Task prompt -> Exactly the lines from the line containing "Give me the Plotly source for this chart." through the line containing "fig = go.Figure()" are to be echoed, with both included and pictures left out.

--- start Source data ---

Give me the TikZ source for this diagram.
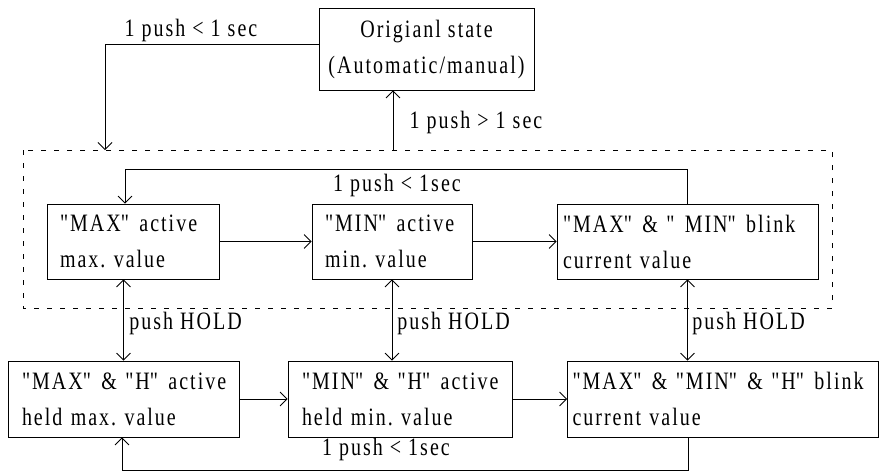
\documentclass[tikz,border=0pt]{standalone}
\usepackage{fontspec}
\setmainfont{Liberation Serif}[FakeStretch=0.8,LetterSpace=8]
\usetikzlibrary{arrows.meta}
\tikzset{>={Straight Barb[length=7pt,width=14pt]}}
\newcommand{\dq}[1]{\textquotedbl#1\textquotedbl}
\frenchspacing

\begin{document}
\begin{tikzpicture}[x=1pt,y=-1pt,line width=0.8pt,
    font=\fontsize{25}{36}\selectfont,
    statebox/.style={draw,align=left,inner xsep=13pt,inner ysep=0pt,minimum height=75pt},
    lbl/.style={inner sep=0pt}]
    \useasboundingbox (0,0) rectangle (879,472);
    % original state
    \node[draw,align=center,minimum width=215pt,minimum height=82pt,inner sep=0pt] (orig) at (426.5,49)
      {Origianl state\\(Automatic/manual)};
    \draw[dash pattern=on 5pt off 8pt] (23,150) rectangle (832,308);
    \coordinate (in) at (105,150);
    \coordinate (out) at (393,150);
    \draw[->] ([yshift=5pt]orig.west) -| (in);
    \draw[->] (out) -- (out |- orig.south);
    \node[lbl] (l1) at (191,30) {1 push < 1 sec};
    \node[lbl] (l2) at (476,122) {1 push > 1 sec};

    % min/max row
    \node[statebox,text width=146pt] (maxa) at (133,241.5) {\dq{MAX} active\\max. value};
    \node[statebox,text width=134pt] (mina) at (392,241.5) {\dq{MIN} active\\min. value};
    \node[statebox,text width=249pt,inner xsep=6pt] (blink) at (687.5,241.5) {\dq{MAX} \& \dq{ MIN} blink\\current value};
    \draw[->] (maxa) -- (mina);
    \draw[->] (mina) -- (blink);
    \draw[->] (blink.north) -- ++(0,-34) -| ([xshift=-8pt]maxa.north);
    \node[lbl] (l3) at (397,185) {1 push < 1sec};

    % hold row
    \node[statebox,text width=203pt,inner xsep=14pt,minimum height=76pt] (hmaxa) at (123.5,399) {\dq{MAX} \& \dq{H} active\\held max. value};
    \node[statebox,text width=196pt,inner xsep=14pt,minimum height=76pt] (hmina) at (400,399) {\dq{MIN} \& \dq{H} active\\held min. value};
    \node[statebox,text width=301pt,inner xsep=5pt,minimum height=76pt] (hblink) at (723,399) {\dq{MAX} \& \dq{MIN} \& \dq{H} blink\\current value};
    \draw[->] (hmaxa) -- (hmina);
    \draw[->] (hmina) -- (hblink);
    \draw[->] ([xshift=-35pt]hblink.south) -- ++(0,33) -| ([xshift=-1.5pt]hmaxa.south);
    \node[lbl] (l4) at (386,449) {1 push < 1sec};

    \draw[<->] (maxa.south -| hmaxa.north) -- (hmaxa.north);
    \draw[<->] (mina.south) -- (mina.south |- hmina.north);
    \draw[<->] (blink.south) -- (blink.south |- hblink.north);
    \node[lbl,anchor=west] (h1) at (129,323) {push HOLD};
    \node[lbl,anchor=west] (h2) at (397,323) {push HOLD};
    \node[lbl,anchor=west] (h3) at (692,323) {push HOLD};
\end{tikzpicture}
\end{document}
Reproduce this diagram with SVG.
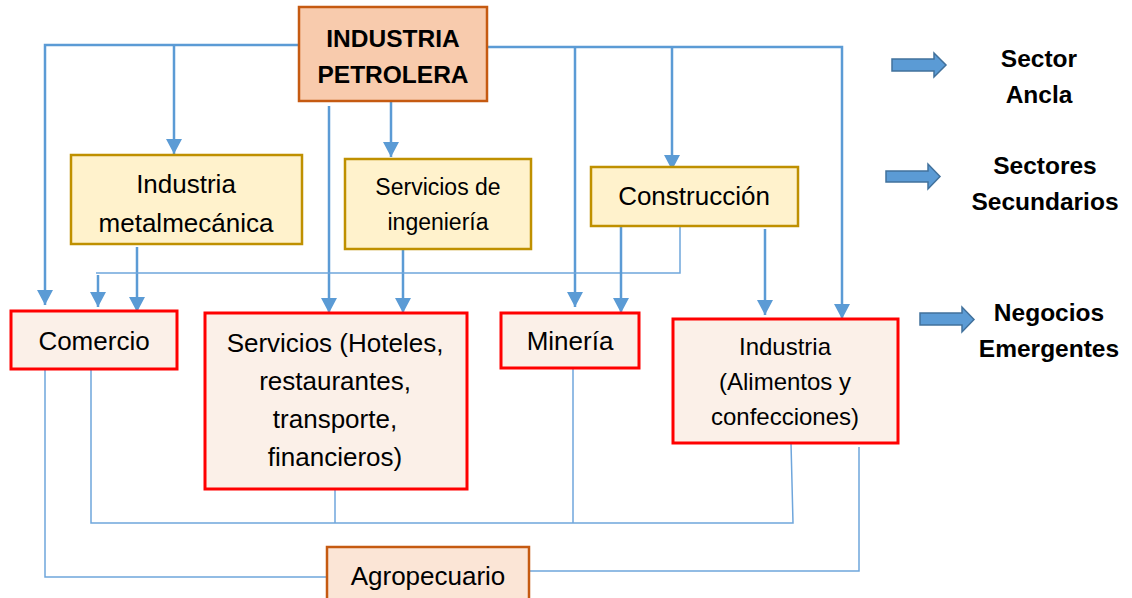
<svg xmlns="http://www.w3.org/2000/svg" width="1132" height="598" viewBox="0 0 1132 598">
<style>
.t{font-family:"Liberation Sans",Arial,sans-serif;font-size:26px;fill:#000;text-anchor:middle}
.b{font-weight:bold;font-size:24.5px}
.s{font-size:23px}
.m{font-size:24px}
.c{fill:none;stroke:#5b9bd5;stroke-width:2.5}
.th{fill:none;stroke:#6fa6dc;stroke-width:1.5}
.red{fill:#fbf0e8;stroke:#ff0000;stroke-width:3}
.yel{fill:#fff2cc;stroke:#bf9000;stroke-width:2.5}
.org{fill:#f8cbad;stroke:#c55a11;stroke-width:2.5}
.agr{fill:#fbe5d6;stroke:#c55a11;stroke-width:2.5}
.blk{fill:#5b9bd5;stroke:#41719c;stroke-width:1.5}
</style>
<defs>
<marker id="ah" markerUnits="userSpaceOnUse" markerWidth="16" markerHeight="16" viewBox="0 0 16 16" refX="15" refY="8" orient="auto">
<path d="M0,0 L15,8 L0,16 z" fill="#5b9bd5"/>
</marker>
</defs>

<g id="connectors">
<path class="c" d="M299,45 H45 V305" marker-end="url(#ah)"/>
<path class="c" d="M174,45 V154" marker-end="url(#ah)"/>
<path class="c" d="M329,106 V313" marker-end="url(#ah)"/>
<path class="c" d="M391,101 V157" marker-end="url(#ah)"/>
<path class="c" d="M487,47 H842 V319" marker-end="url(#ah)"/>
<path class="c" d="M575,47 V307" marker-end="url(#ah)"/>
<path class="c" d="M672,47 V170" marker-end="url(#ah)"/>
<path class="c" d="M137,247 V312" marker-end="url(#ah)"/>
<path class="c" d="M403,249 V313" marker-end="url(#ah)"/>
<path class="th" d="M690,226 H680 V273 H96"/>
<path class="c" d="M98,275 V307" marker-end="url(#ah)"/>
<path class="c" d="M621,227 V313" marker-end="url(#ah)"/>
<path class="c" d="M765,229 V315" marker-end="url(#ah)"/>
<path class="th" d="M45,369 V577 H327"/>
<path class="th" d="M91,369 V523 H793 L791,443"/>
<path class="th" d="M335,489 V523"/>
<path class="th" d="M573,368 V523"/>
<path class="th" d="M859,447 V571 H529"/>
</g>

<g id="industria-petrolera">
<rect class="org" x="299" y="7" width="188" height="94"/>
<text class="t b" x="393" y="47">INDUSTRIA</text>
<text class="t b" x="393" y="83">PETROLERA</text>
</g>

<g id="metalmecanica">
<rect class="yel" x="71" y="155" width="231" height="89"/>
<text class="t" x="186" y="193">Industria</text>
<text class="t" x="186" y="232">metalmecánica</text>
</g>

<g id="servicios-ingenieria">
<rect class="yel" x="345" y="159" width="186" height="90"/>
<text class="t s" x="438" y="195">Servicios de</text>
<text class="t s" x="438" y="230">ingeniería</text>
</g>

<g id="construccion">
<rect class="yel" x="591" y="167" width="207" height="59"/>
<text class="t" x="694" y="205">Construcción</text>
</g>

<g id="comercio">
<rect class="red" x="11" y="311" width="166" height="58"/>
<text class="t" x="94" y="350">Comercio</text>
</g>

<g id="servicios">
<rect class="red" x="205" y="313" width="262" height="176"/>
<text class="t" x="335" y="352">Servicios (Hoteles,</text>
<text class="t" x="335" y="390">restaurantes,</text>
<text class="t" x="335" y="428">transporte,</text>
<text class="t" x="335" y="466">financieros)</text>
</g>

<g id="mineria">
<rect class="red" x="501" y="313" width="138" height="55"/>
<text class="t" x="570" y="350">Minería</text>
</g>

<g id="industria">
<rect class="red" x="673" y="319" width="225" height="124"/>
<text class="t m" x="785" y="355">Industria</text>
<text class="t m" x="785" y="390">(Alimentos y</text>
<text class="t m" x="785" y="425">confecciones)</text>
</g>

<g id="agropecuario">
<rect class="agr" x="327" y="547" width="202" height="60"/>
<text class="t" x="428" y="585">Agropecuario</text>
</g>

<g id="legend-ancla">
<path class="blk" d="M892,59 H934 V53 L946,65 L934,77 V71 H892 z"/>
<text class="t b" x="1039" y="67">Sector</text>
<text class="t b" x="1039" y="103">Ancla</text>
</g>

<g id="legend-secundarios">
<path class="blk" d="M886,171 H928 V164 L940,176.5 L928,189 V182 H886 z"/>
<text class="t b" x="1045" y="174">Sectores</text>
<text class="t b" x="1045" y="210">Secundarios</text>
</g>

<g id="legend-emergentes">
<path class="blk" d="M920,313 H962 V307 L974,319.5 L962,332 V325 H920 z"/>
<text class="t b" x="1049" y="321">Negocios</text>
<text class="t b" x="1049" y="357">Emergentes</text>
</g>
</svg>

--- end Source data ---
--- start Source data ---

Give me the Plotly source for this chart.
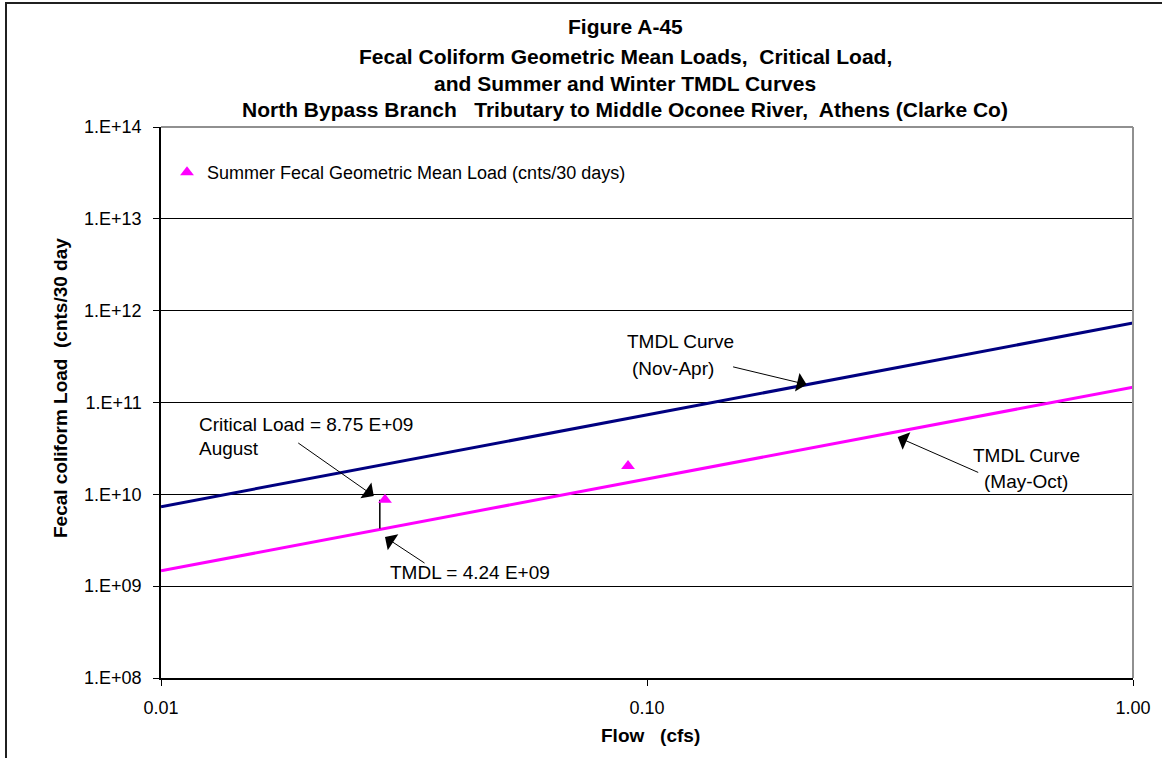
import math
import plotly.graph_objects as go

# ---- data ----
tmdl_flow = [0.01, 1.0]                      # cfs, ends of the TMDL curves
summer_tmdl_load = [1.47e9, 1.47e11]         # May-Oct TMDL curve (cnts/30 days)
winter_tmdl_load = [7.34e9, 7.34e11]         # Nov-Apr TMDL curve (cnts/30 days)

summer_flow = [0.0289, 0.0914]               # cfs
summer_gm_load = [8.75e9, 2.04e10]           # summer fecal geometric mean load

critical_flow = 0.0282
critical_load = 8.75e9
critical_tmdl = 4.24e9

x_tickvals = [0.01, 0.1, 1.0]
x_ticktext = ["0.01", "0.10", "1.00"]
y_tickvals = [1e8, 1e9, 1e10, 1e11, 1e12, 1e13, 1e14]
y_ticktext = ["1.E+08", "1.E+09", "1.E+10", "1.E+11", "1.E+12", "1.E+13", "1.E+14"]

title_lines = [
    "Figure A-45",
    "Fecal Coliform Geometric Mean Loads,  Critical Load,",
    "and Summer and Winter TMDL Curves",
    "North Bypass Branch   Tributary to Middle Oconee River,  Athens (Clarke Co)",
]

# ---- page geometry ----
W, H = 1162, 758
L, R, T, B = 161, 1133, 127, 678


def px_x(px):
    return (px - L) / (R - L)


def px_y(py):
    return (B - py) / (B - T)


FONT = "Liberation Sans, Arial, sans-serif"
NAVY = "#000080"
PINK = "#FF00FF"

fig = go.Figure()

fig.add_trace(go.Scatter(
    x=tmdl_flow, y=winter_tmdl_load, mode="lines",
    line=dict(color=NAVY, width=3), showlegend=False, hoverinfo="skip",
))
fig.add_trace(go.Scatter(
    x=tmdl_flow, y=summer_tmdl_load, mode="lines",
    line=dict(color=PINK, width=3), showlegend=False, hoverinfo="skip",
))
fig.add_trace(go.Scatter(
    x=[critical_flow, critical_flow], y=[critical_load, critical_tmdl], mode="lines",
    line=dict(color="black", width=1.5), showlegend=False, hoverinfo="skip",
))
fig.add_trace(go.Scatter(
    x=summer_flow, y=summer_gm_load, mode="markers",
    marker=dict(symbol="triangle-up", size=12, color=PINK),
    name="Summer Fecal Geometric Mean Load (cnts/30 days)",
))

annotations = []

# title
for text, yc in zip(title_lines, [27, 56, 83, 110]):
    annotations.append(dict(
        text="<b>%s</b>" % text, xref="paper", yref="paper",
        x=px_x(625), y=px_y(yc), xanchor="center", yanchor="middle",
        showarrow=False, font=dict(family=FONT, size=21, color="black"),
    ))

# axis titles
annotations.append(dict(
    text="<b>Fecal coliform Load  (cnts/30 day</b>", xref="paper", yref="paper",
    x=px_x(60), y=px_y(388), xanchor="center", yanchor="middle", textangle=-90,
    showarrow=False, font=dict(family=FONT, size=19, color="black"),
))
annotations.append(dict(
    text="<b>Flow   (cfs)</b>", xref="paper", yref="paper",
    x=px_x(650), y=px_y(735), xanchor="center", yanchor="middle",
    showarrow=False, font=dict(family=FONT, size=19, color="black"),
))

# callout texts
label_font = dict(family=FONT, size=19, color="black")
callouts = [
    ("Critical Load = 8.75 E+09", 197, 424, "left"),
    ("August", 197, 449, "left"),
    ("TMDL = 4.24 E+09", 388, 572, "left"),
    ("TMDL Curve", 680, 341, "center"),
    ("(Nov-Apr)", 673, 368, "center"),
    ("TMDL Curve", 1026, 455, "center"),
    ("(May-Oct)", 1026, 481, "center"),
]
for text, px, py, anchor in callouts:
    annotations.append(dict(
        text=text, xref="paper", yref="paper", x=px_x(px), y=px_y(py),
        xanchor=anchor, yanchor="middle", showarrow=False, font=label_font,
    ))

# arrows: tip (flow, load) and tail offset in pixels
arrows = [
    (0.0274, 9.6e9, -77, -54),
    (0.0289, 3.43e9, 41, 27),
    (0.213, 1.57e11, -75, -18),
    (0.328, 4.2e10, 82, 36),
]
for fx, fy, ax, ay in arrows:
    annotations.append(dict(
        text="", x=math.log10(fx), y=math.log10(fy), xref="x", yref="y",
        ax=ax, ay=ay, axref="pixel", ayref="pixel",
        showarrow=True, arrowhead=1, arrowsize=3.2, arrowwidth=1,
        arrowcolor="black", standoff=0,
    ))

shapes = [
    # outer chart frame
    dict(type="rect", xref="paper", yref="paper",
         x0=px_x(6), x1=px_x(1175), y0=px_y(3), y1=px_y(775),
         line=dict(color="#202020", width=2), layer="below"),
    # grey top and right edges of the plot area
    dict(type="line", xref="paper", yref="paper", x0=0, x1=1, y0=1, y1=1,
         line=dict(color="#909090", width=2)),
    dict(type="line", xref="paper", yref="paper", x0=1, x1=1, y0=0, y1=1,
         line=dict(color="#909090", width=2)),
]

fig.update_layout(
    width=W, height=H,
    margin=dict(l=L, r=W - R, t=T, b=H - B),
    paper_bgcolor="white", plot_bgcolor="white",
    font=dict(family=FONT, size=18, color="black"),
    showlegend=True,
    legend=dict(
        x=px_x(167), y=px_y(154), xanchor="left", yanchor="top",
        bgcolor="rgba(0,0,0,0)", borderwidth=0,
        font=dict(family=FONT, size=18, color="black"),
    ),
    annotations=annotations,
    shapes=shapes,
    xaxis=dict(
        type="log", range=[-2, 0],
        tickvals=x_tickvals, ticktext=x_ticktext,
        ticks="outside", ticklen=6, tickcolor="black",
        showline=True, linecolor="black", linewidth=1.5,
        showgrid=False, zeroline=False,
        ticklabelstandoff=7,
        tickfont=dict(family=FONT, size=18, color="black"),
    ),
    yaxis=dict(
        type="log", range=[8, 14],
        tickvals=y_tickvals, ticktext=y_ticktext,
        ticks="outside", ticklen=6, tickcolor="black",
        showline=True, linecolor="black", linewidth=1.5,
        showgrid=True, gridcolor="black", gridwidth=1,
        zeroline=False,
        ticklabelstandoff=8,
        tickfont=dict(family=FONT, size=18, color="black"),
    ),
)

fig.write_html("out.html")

--- end Source data ---

Expected answer ->
Give me the Plotly source for this chart.
import math
import plotly.graph_objects as go

# ---- data ----
tmdl_flow = [0.01, 1.0]                      # cfs, ends of the TMDL curves
summer_tmdl_load = [1.47e9, 1.47e11]         # May-Oct TMDL curve (cnts/30 days)
winter_tmdl_load = [7.34e9, 7.34e11]         # Nov-Apr TMDL curve (cnts/30 days)

summer_flow = [0.0289, 0.0914]               # cfs
summer_gm_load = [8.75e9, 2.04e10]           # summer fecal geometric mean load

critical_flow = 0.0282
critical_load = 8.75e9
critical_tmdl = 4.24e9

x_tickvals = [0.01, 0.1, 1.0]
x_ticktext = ["0.01", "0.10", "1.00"]
y_tickvals = [1e8, 1e9, 1e10, 1e11, 1e12, 1e13, 1e14]
y_ticktext = ["1.E+08", "1.E+09", "1.E+10", "1.E+11", "1.E+12", "1.E+13", "1.E+14"]

title_lines = [
    "Figure A-45",
    "Fecal Coliform Geometric Mean Loads,  Critical Load,",
    "and Summer and Winter TMDL Curves",
    "North Bypass Branch   Tributary to Middle Oconee River,  Athens (Clarke Co)",
]

# ---- page geometry ----
W, H = 1162, 758
L, R, T, B = 161, 1133, 127, 678


def px_x(px):
    return (px - L) / (R - L)


def px_y(py):
    return (B - py) / (B - T)


FONT = "Liberation Sans, Arial, sans-serif"
NAVY = "#000080"
PINK = "#FF00FF"

fig = go.Figure()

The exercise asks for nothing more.